STATED GOAL
Quote the material below exactly as written, from the first line to the line that holds "maxape = [17.0, 12.2, 17.0, 28.7, 17.0, 10.3]", endpoints included.

ENTRIES SHOWN
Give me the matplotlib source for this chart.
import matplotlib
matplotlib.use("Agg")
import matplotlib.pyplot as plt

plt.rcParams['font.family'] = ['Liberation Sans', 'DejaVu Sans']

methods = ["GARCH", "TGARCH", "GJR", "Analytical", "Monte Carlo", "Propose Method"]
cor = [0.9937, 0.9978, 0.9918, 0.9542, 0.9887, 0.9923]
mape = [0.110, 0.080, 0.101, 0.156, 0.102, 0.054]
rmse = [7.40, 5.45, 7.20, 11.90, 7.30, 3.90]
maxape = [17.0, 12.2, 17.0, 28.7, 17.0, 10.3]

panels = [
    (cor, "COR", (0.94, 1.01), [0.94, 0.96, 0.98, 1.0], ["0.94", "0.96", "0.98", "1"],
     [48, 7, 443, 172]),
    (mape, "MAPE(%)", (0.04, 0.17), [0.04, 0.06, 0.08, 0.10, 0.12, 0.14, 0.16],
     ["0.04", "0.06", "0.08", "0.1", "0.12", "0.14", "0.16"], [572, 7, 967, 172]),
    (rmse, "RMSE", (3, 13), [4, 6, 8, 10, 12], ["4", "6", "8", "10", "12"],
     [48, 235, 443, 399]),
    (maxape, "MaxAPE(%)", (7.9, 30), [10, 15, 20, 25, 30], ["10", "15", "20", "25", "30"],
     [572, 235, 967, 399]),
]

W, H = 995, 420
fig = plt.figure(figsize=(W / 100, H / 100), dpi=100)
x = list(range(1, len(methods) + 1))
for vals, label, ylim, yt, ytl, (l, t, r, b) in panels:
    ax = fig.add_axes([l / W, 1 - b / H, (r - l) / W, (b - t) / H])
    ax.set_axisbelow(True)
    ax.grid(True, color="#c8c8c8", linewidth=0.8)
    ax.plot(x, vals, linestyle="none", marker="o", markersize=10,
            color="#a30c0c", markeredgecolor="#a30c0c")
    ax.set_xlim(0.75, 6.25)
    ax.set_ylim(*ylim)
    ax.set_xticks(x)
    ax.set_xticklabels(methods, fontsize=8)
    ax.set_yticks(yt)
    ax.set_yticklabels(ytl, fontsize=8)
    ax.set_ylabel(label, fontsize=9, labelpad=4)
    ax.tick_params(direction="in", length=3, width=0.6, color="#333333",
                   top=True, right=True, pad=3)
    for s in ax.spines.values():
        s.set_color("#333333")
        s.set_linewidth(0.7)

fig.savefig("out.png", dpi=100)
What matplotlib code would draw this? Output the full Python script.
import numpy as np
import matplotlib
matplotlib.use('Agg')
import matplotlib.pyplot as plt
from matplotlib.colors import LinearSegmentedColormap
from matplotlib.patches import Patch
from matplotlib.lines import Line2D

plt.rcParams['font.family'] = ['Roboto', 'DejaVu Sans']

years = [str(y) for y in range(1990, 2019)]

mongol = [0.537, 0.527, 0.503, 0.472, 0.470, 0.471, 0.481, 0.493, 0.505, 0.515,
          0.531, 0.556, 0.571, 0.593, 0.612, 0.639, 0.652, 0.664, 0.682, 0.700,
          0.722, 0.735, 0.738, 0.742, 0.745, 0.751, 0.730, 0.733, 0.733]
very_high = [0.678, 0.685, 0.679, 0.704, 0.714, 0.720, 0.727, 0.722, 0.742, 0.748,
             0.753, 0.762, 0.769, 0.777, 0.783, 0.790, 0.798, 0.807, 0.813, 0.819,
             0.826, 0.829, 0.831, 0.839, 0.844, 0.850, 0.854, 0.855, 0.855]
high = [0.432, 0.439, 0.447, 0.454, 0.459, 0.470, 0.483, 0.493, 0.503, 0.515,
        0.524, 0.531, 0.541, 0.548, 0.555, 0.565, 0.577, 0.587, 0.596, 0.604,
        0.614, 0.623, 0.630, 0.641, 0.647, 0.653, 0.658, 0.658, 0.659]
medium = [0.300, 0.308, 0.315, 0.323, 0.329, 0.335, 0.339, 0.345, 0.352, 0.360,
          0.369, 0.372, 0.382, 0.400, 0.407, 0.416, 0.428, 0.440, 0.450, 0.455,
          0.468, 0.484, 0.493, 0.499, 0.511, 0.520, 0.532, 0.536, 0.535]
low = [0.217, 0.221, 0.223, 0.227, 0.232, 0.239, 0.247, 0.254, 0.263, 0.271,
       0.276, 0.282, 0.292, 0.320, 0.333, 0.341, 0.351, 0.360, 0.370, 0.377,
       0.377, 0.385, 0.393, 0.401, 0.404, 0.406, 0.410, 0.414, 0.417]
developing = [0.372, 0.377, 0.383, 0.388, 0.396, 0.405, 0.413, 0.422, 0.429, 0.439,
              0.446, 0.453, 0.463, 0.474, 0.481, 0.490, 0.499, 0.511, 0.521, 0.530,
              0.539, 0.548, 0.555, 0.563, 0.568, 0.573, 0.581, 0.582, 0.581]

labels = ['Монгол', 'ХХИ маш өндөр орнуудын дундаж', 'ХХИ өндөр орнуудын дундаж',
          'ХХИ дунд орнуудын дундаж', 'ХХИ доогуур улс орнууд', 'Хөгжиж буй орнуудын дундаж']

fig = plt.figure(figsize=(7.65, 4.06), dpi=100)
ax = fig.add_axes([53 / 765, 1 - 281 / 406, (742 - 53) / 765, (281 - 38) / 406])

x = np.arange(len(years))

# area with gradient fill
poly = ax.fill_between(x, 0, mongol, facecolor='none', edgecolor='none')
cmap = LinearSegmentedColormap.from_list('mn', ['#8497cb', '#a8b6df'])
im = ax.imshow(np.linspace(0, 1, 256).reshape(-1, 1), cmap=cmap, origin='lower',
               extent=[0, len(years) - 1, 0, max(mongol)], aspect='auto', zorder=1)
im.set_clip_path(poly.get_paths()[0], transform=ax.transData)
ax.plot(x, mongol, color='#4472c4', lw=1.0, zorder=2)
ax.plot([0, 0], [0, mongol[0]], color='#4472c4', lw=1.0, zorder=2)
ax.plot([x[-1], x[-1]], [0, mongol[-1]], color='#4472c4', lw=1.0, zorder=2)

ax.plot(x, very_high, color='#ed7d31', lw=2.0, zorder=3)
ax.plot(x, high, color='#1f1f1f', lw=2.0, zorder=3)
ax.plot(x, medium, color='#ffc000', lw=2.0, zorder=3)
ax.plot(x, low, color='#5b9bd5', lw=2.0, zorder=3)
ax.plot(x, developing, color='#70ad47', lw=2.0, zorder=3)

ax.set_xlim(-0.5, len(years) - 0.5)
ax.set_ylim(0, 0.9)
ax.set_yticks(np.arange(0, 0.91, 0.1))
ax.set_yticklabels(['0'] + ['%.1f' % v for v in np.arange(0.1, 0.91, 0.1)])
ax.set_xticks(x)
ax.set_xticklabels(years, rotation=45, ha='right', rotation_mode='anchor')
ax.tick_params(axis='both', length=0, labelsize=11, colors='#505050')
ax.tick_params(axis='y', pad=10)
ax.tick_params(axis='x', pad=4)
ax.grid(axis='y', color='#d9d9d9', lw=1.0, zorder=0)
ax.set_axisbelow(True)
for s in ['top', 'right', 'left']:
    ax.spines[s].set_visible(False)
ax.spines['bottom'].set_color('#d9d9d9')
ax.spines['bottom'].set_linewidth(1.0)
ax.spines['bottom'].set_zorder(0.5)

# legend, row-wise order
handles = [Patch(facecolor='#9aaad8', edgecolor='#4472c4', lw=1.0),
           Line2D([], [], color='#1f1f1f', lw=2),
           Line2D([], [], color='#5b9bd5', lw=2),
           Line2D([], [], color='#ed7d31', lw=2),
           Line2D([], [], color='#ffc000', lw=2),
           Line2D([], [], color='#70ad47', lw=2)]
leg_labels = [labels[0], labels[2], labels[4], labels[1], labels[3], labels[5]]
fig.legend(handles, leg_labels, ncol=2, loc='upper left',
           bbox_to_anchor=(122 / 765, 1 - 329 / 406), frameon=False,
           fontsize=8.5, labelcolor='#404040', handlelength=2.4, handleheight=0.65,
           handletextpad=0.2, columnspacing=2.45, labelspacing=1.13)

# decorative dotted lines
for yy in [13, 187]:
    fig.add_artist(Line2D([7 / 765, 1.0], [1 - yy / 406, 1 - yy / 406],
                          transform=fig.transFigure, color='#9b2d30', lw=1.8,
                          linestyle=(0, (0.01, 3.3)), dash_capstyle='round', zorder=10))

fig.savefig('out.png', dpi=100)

TASK ANSWER
Give me the matplotlib source for this chart.
import matplotlib
matplotlib.use("Agg")
import matplotlib.pyplot as plt

plt.rcParams['font.family'] = ['Liberation Sans', 'DejaVu Sans']

methods = ["GARCH", "TGARCH", "GJR", "Analytical", "Monte Carlo", "Propose Method"]
cor = [0.9937, 0.9978, 0.9918, 0.9542, 0.9887, 0.9923]
mape = [0.110, 0.080, 0.101, 0.156, 0.102, 0.054]
rmse = [7.40, 5.45, 7.20, 11.90, 7.30, 3.90]
maxape = [17.0, 12.2, 17.0, 28.7, 17.0, 10.3]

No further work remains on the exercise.